Sunday, January 6, 2013

Feds, Banks "Settle" Foreclosure Scandal; Obama Administration Lets Google Off the Hook

According to a report in today's online edition of The New York Times, federal negotiators and major American banks have reached a settlement in a probe of "foreclosure abuses by 14 major lenders." The banks will collectively pony up ten billion dollars; in exchange, the feds will stop its investigation. Essentially, very little will change, which is how major players want it.

One issue in the foreclosure scandal is that relatively few affected homeowners will gain anything from the deal. According to the Times, "Only 323,000 homeowners submitted claims for their files to be reviewed." Does that sound like the complete number of screwed homeowners across the country?

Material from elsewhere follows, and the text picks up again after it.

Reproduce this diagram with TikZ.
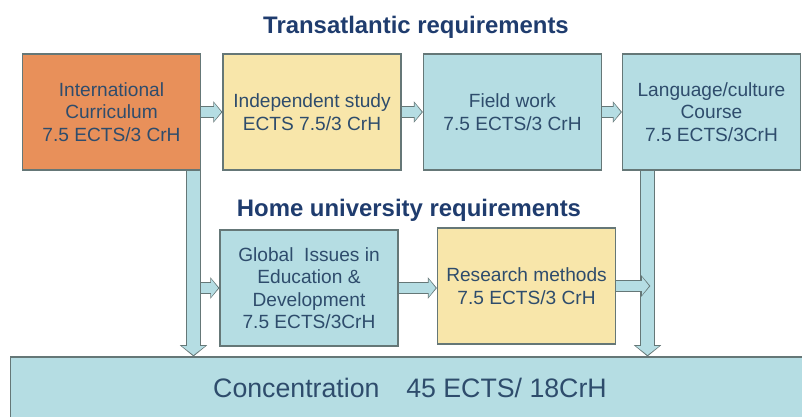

Of course, the corruption still runs deep, and across party lines. Some consumer advocates, the Times article noted, "have questioned whether the banks were getting off too easily because they selected and paid the consultants charged with examining their loans."

The banks were not the only powerful corporate juggernaut at which the Obama administration waved the matador's cape. Right out of the box in January, the FTC managed to conclude a lengthy investigation of Google's search engine placements and competitive tactics and determined the Mountain View company plays fair all the time. No violation of antitrust laws, no fine, no warning, no nothing.

FTC Commissioner Jon Leibowitz
(photo: ftc.gov)
The FTC's explanation was a masterpiece of doubletalk. As reported in The Washington Post, FTC chairman Jon Leibowitz observed that "The American antitrust laws protect competition, not competitors." Unsurprisingly, Google itself echoed this ridiculous statement. Its chief legal officer "wrote that the FTC's actions affirm that Google's products  are 'good for users and good for competition.'" Google's competitors did not second this motion, and are now hoping for succor from the European Union.